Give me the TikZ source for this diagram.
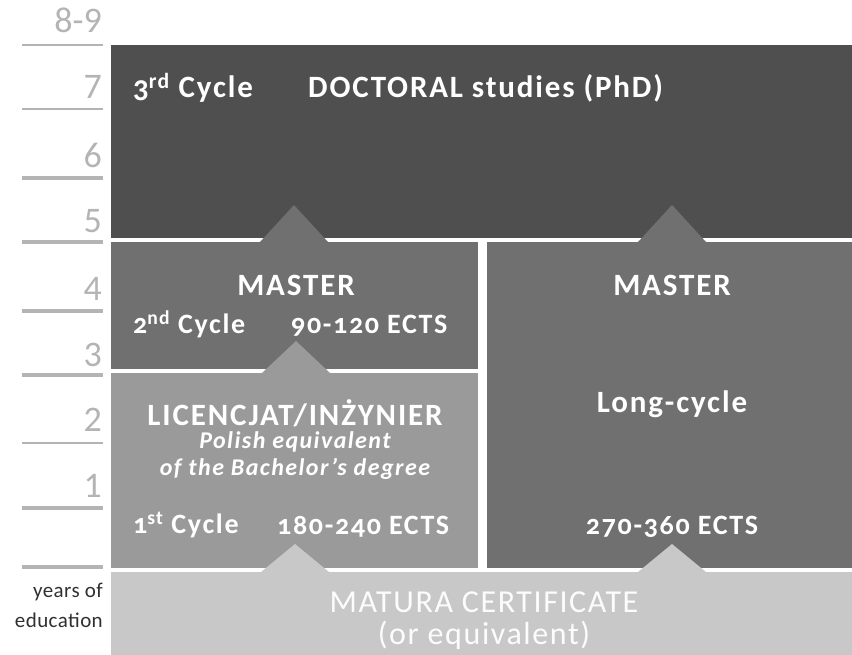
\documentclass[tikz,border=0pt]{standalone}
\usepackage{fontspec}
\setmainfont{Carlito}
\newfontfamily\boxfont[Numbers=OldStyle,LetterSpace=6]{Carlito}
\newfontfamily\matfont[LetterSpace=5]{Carlito}
\newfontfamily\yearsfont[LetterSpace=2]{Carlito}
\usetikzlibrary{calc}
\definecolor{docgray}{HTML}{4F4F4F}
\definecolor{midgray}{HTML}{707070}
\definecolor{licgray}{HTML}{9A9A9A}
\definecolor{matgray}{HTML}{C8C8C8}
\definecolor{rulegray}{HTML}{B4B4B4}
\definecolor{notegray}{HTML}{303030}
\begin{document}
\begin{tikzpicture}[x=1pt,y=-1pt,
  panel/.style={anchor=north west, inner sep=0pt, outer sep=0pt, draw=none},
  txt/.style={text=white, inner sep=0pt, font=\boxfont\bfseries\fontsize{31}{34}\selectfont},
  small/.style={text=white, inner sep=0pt, font=\boxfont\bfseries\fontsize{28}{32}\selectfont},
  note/.style={text=white, inner sep=0pt, align=center, font=\boxfont\bfseries\itshape\fontsize{24}{27}\selectfont},
  mat/.style={text=white!95!matgray, inner sep=0pt, font=\matfont\fontsize{32}{36}\selectfont},
  num/.style={text=rulegray, inner sep=0pt, anchor=east, font=\fontsize{36}{40}\selectfont},
  tick/.style={draw=rulegray, line width=2.5pt},
  years/.style={text=notegray, inner sep=0pt, anchor=east, font=\yearsfont\fontsize{21}{24}\selectfont}]

\useasboundingbox (0,0) rectangle (852,655);

% level panels
\node[panel, fill=docgray, minimum width=741pt, minimum height=193pt] (doc) at (111,45) {};
\node[panel, fill=midgray, minimum width=367pt, minimum height=127pt] (m2) at (111,242) {};
\node[panel, fill=licgray, minimum width=367pt, minimum height=195pt] (lic) at (111,373) {};
\node[panel, fill=midgray, minimum width=365pt, minimum height=326pt] (mlong) at (487,242) {};
\node[panel, fill=matgray, minimum width=741pt, minimum height=84pt] (mat) at (111,572) {};

% progression wedges
\fill[midgray] ($(m2.north west)+(149,0)$) -- ++(34,-37) -- ++(34,37) -- cycle;
\fill[midgray] ($(mlong.north west)+(151,0)$) -- ++(34,-37) -- ++(34,37) -- cycle;
\fill[licgray] ($(lic.north west)+(151,0)$) -- ++(34,-32) -- ++(34,32) -- cycle;
\fill[matgray] ($(mat.north west)+(150,0)$) -- ++(34,-28) -- ++(34,28) -- cycle;
\fill[matgray] ($(mat.north west)+(527,0)$) -- ++(34,-28) -- ++(34,28) -- cycle;

% doctoral level
\node[txt, anchor=west] (c3) at (133,88) {3\textsuperscript{rd} Cycle};
\node[txt, anchor=west] (phd) at (308,88) {DOCTORAL studies (PhD)};

% second cycle
\node[txt] (ms2) at (296,285) {MASTER};
\node[small, anchor=west] (c2) at (133,324) {2\textsuperscript{nd} Cycle};
\node[small, anchor=west] (e2) at (291,326) {90-120 ECTS};

% first cycle
\node[txt] (li) at (295,413) {LICENCJAT/INŻYNIER};
\node[note] (eq) at (295,456) {Polish equivalent\\of the Bachelor’s degree};
\node[small, anchor=west] (c1) at (133,525) {1\textsuperscript{st} Cycle};
\node[small, anchor=west] (e1) at (277,527) {180-240 ECTS};

% long-cycle master
\node[txt] (msl) at (672,285) {MASTER};
\node[txt] (lc) at (672,404) {Long-cycle};
\node[small] (el) at (672,527) {270-360 ECTS};

% secondary school leaving certificate
\node[mat] (mc) at (484,602) {MATURA CERTIFICATE};
\node[mat] (me) at (484,635) {(or equivalent)};

% scale of years
\foreach \yy/\w in {45/2,109/2,178/3.5,242/3.5,311/3.5,375/3.5,443/2.5,508/3.5,567/3.5}
  \draw[tick, line width=\w pt] (22,\yy) -- (103,\yy);
\node[num] (y89) at (102,20) {8-9};
\foreach \n/\yy in {7/87,6/155,5/221,4/289,3/355,2/420,1/486}
  \node[num] (y\n) at (102,\yy) {\n};
\node[years] (yo) at (103,592) {years of};
\node[years] (ed) at (103,620) {education};
\end{tikzpicture}
\end{document}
◆ ◆ ◆
Word for word, quote the full listing, omitting every picture.

Give me the TikZ source for this diagram.
\documentclass[tikz,border=0pt]{standalone}
\usepackage{fontspec}
\setmainfont{Carlito}
\newfontfamily\boxfont[Numbers=OldStyle,LetterSpace=6]{Carlito}
\newfontfamily\matfont[LetterSpace=5]{Carlito}
\newfontfamily\yearsfont[LetterSpace=2]{Carlito}
\usetikzlibrary{calc}
\definecolor{docgray}{HTML}{4F4F4F}
\definecolor{midgray}{HTML}{707070}
\definecolor{licgray}{HTML}{9A9A9A}
\definecolor{matgray}{HTML}{C8C8C8}
\definecolor{rulegray}{HTML}{B4B4B4}
\definecolor{notegray}{HTML}{303030}
\begin{document}
\begin{tikzpicture}[x=1pt,y=-1pt,
  panel/.style={anchor=north west, inner sep=0pt, outer sep=0pt, draw=none},
  txt/.style={text=white, inner sep=0pt, font=\boxfont\bfseries\fontsize{31}{34}\selectfont},
  small/.style={text=white, inner sep=0pt, font=\boxfont\bfseries\fontsize{28}{32}\selectfont},
  note/.style={text=white, inner sep=0pt, align=center, font=\boxfont\bfseries\itshape\fontsize{24}{27}\selectfont},
  mat/.style={text=white!95!matgray, inner sep=0pt, font=\matfont\fontsize{32}{36}\selectfont},
  num/.style={text=rulegray, inner sep=0pt, anchor=east, font=\fontsize{36}{40}\selectfont},
  tick/.style={draw=rulegray, line width=2.5pt},
  years/.style={text=notegray, inner sep=0pt, anchor=east, font=\yearsfont\fontsize{21}{24}\selectfont}]

\useasboundingbox (0,0) rectangle (852,655);

% level panels
\node[panel, fill=docgray, minimum width=741pt, minimum height=193pt] (doc) at (111,45) {};
\node[panel, fill=midgray, minimum width=367pt, minimum height=127pt] (m2) at (111,242) {};
\node[panel, fill=licgray, minimum width=367pt, minimum height=195pt] (lic) at (111,373) {};
\node[panel, fill=midgray, minimum width=365pt, minimum height=326pt] (mlong) at (487,242) {};
\node[panel, fill=matgray, minimum width=741pt, minimum height=84pt] (mat) at (111,572) {};

% progression wedges
\fill[midgray] ($(m2.north west)+(149,0)$) -- ++(34,-37) -- ++(34,37) -- cycle;
\fill[midgray] ($(mlong.north west)+(151,0)$) -- ++(34,-37) -- ++(34,37) -- cycle;
\fill[licgray] ($(lic.north west)+(151,0)$) -- ++(34,-32) -- ++(34,32) -- cycle;
\fill[matgray] ($(mat.north west)+(150,0)$) -- ++(34,-28) -- ++(34,28) -- cycle;
\fill[matgray] ($(mat.north west)+(527,0)$) -- ++(34,-28) -- ++(34,28) -- cycle;

% doctoral level
\node[txt, anchor=west] (c3) at (133,88) {3\textsuperscript{rd} Cycle};
\node[txt, anchor=west] (phd) at (308,88) {DOCTORAL studies (PhD)};

% second cycle
\node[txt] (ms2) at (296,285) {MASTER};
\node[small, anchor=west] (c2) at (133,324) {2\textsuperscript{nd} Cycle};
\node[small, anchor=west] (e2) at (291,326) {90-120 ECTS};

% first cycle
\node[txt] (li) at (295,413) {LICENCJAT/INŻYNIER};
\node[note] (eq) at (295,456) {Polish equivalent\\of the Bachelor’s degree};
\node[small, anchor=west] (c1) at (133,525) {1\textsuperscript{st} Cycle};
\node[small, anchor=west] (e1) at (277,527) {180-240 ECTS};

% long-cycle master
\node[txt] (msl) at (672,285) {MASTER};
\node[txt] (lc) at (672,404) {Long-cycle};
\node[small] (el) at (672,527) {270-360 ECTS};

% secondary school leaving certificate
\node[mat] (mc) at (484,602) {MATURA CERTIFICATE};
\node[mat] (me) at (484,635) {(or equivalent)};

% scale of years
\foreach \yy/\w in {45/2,109/2,178/3.5,242/3.5,311/3.5,375/3.5,443/2.5,508/3.5,567/3.5}
  \draw[tick, line width=\w pt] (22,\yy) -- (103,\yy);
\node[num] (y89) at (102,20) {8-9};
\foreach \n/\yy in {7/87,6/155,5/221,4/289,3/355,2/420,1/486}
  \node[num] (y\n) at (102,\yy) {\n};
\node[years] (yo) at (103,592) {years of};
\node[years] (ed) at (103,620) {education};
\end{tikzpicture}
\end{document}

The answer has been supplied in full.